Jane Pickens (1908-1992) of the Pickens Sisters was born on this day. She’s chiefly on my radar because I’ve lived and recreated in Newport, Rhode island, where she was a longtime resident (summer and otherwise) and there is a theatre there named after her.
Jane was the musical leader and arranger of the trio that first included her sisters Grace and Helen. Grace later became the group’s manager, replaced by the fourth sister Patti. The girls were Southern belles from Georgia, taught to harmonize by their mother. Their father, a wealthy cotton broker, loved to accompany them on piano. In the early 1930s, they moved to New York’s Park Avenue and became involved in New York, Long Island and Newport Society.

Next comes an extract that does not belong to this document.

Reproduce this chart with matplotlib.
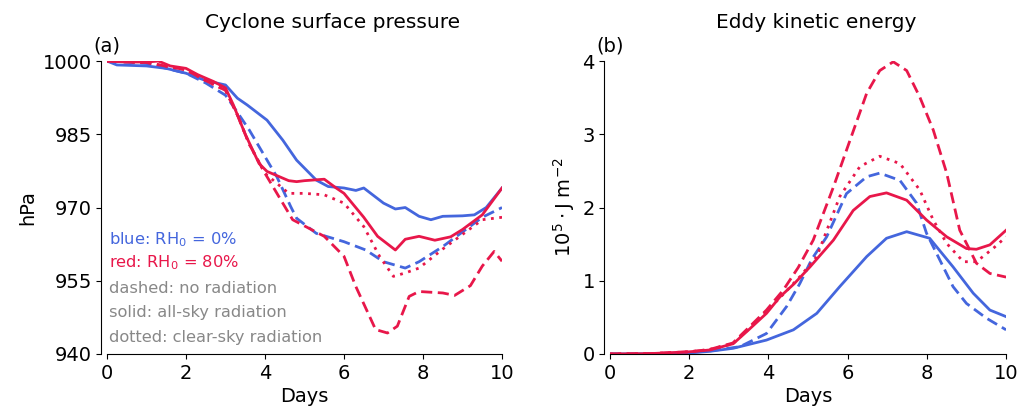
import matplotlib
matplotlib.use("Agg")
import matplotlib.pyplot as plt

# colours
blue = "#4466dd"
red = "#e8174a"
grey = "#888888"

# ---- (a) cyclone surface pressure, hPa ----
p_blue_solid_d = [0, 0.25, 1.0, 1.5, 2.0, 2.5, 3.0, 3.3, 3.55, 4.05, 4.45, 4.8, 5.3, 5.6, 6.0, 6.3, 6.5, 7.0, 7.3, 7.55, 7.9, 8.2, 8.5, 9.0, 9.3, 9.6, 10]
p_blue_solid = [1000, 999.2, 999.0, 998.5, 997.5, 996.0, 995.1, 992.4, 991.0, 987.9, 983.8, 979.7, 975.6, 974.3, 974.0, 973.5, 974.0, 970.9, 969.7, 970.0, 968.2, 967.5, 968.2, 968.3, 968.5, 970.0, 974.0]

p_red_solid_d = [0, 0.5, 1.0, 1.3, 1.6, 2.0, 2.3, 2.7, 3.0, 3.2, 3.5, 3.85, 4.05, 4.6, 4.8, 5.0, 5.5, 5.8, 6.0, 6.5, 6.85, 7.3, 7.55, 7.9, 8.3, 8.7, 9.0, 9.5, 10]
p_red_solid = [1000, 999.8, 999.8, 1000, 999.0, 998.5, 997.2, 995.8, 994.5, 991.0, 985.0, 979.0, 977.4, 975.5, 975.3, 975.5, 975.8, 974.0, 972.9, 968.0, 964.1, 961.3, 963.5, 964.1, 963.3, 964.0, 965.5, 968.5, 974.0]

p_blue_dash_d = [0, 1.0, 2.0, 2.5, 3.0, 3.2, 3.6, 3.95, 4.3, 4.65, 4.8, 5.3, 6.0, 6.55, 7.0, 7.55, 7.9, 8.5, 9.0, 9.5, 10]
p_blue_dash = [1000, 999.5, 997.5, 995.5, 993.0, 990.7, 985.9, 981.1, 976.3, 970.2, 967.8, 964.7, 963.0, 961.3, 958.9, 957.6, 958.9, 962.0, 965.0, 968.0, 970.0]

p_red_dash_d = [0, 1.0, 2.0, 2.5, 3.0, 3.3, 3.6, 4.0, 4.7, 5.5, 6.0, 6.3, 6.8, 7.1, 7.35, 7.65, 7.9, 8.5, 8.8, 9.2, 9.5, 9.8, 10]
p_red_dash = [1000, 999.7, 998.2, 996.0, 994.0, 989.0, 983.0, 977.0, 967.5, 964.1, 960.0, 953.8, 945.0, 944.3, 945.7, 951.8, 952.8, 952.5, 952.0, 954.0, 958.0, 961.0, 959.0]

p_red_dot_d = [0, 1.0, 2.0, 2.5, 3.0, 3.3, 3.6, 4.0, 4.6, 5.0, 5.5, 6.0, 6.5, 6.9, 7.25, 7.55, 7.9, 8.5, 9.0, 9.5, 10]
p_red_dot = [1000, 999.7, 998.2, 996.0, 994.0, 989.0, 983.0, 977.0, 972.9, 972.9, 972.6, 970.9, 966.1, 960.0, 955.9, 956.6, 957.6, 961.5, 964.5, 967.5, 968.0]

# ---- (b) eddy kinetic energy, 1e5 J m-2 ----
e_red_dash_d = [0, 1.0, 2.0, 2.5, 3.1, 3.5, 3.95, 4.37, 4.75, 5.13, 5.64, 6.06, 6.48, 6.81, 7.15, 7.49, 7.82, 8.16, 8.5, 8.83, 9.0, 9.25, 9.59, 10]
e_red_dash = [0, 0.005, 0.03, 0.06, 0.15, 0.36, 0.6, 0.87, 1.18, 1.555, 2.28, 2.92, 3.56, 3.87, 3.99, 3.87, 3.51, 3.06, 2.47, 1.69, 1.51, 1.24, 1.1, 1.05]

e_red_solid_d = [0, 1.0, 2.0, 2.52, 3.11, 3.5, 3.95, 4.29, 4.65, 5.05, 5.64, 6.14, 6.56, 6.98, 7.49, 7.99, 8.5, 9.0, 9.25, 9.59, 10]
e_red_solid = [0, 0.005, 0.03, 0.055, 0.14, 0.33, 0.555, 0.78, 0.96, 1.19, 1.555, 1.96, 2.15, 2.2, 2.1, 1.83, 1.6, 1.44, 1.43, 1.49, 1.69]

e_red_dot_d = [0, 1.0, 2.0, 2.5, 3.1, 3.5, 3.95, 4.4, 4.8, 5.22, 5.8, 6.31, 6.81, 7.32, 7.82, 8.16, 8.5, 8.92, 9.25, 9.67, 10]
e_red_dot = [0, 0.005, 0.03, 0.06, 0.14, 0.34, 0.58, 0.83, 1.06, 1.33, 2.15, 2.56, 2.7, 2.6, 2.24, 1.83, 1.51, 1.26, 1.26, 1.44, 1.6]

e_blue_dash_d = [0, 1.0, 2.0, 2.5, 3.28, 3.95, 4.46, 4.79, 5.1, 5.47, 5.97, 6.48, 6.81, 7.32, 7.74, 7.99, 8.33, 8.66, 9.0, 9.5, 10]
e_blue_dash = [0, 0.003, 0.02, 0.04, 0.1, 0.28, 0.65, 0.96, 1.3, 1.6, 2.19, 2.42, 2.47, 2.37, 2.06, 1.65, 1.28, 0.92, 0.69, 0.49, 0.33]

e_blue_solid_d = [0, 1.0, 2.0, 2.5, 3.11, 3.95, 4.63, 5.22, 5.8, 6.48, 6.98, 7.49, 8.07, 8.66, 9.17, 9.59, 10]
e_blue_solid = [0, 0.003, 0.015, 0.035, 0.078, 0.19, 0.33, 0.555, 0.92, 1.33, 1.58, 1.67, 1.58, 1.19, 0.83, 0.6, 0.51]

legend_lines = [("blue: RH$_0$ = 0%", blue), ("red: RH$_0$ = 80%", red),
                ("dashed: no radiation", grey), ("solid: all-sky radiation", grey),
                ("dotted: clear-sky radiation", grey)]

fig = plt.figure(figsize=(10.21, 4.12), dpi=100)
ax1 = fig.add_axes([0.1048, 0.1408, 0.3869, 0.711])
ax2 = fig.add_axes([0.5975, 0.1408, 0.3879, 0.711])

lw = 2
ax1.plot(p_blue_solid_d, p_blue_solid, color=blue, lw=lw)
ax1.plot(p_blue_dash_d, p_blue_dash, color=blue, lw=lw, ls=(0, (4, 2)))
ax1.plot(p_red_dash_d, p_red_dash, color=red, lw=lw, ls=(0, (4, 2)))
ax1.plot(p_red_dot_d, p_red_dot, color=red, lw=lw, ls=(0, (1, 2)))
ax1.plot(p_red_solid_d, p_red_solid, color=red, lw=lw)

ax2.plot(e_blue_solid_d, e_blue_solid, color=blue, lw=lw)
ax2.plot(e_blue_dash_d, e_blue_dash, color=blue, lw=lw, ls=(0, (4, 2)))
ax2.plot(e_red_dash_d, e_red_dash, color=red, lw=lw, ls=(0, (4, 2)))
ax2.plot(e_red_dot_d, e_red_dot, color=red, lw=lw, ls=(0, (1, 2)))
ax2.plot(e_red_solid_d, e_red_solid, color=red, lw=lw)

ax1.set_xlim(0, 10)
ax1.set_ylim(940, 1000)
ax1.set_yticks([940, 955, 970, 985, 1000])
ax2.set_xlim(0, 10)
ax2.set_ylim(0, 4)
ax2.set_yticks([0, 1, 2, 3, 4])

for ax in (ax1, ax2):
    ax.set_xticks([0, 2, 4, 6, 8, 10])
    ax.spines["top"].set_visible(False)
    ax.spines["right"].set_visible(False)
    ax.spines["left"].set_position(("outward", 4))
    ax.tick_params(labelsize=14)
    ax.set_xlabel("Days", fontsize=14, labelpad=3)

ax1.set_ylabel("hPa", fontsize=14)
ax2.set_ylabel(r"$10^5\cdot$J m$^{-2}$", fontsize=14, labelpad=4)
ax1.text(0.57, 1.113, "Cyclone surface pressure", transform=ax1.transAxes,
         fontsize=14.5, ha="center", va="baseline")
ax2.text(0.52, 1.113, "Eddy kinetic energy", transform=ax2.transAxes,
         fontsize=14.5, ha="center", va="baseline")
ax1.text(-0.035, 1.02, "(a)", transform=ax1.transAxes, fontsize=14, va="bottom")
ax2.text(-0.035, 1.02, "(b)", transform=ax2.transAxes, fontsize=14, va="bottom")

ys = [0.389, 0.311, 0.225, 0.143, 0.058]
for (txt, c), y in zip(legend_lines, ys):
    ax1.text(0.005, y, txt, color=c, fontsize=11.7, transform=ax1.transAxes, va="center")

fig.savefig("out.png", dpi=100)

They often sang at private functions, with a specialty in what were then called “Negro Spirituals”. Fortunately, a search was on at the time to find female trios to compete with the popular Boswell Sisters. The Pickenses were spotted at a party and quickly landed both a radio deal and a recording contract.
Their radio shows ran from 1932 through 1936. They appeared in the 1933 Vitaphone short 20,000 Cheers for the Chain Gang, and in the 1933 feature Sitting Pretty. Next came the Broadway revue Thumbs Up! (1934-1935). Jane sang solo in the Ziegfeld Follies of 1936.
The group split up when several sisters left to get married. Patti married radio actor Bob Simmons, with whom she performed for a time as Pickens and Simmons. Jane, the most serious about music, studied at several prestigious schools, and continued her career as a solo. She appeared on Broadway three more times: in the revue Boys and Girls Together (1940-1941), as the title character in Regina, a musical adaptation of Lillian Hellman’s The Little Foxes (1949), and the musical Music in the Air (1951). She also made several appearances on television variety shows through the mid 1950s, and even briefly had her own such series as a replacement in 1954.
Jane was married thrice, to T.J. Russell Clark (whom she divorced), stockbroker William Langley, and Walter Hoving (the head of Tiffany and Bonwit Teller, and father of the Met Museum’s Thomas Hoving). In 1972 she ran as the Republican against Ed Koch for a New York Congressional seat (unsuccessfully, of course). Newport’s Jane Pickens Theater, named after her, opened in 1974. She died in Newport in 1992. Patti, the youngest sister, was in the midst of plans to record a tribute album to her deceased sisters when she too passed away in 1995.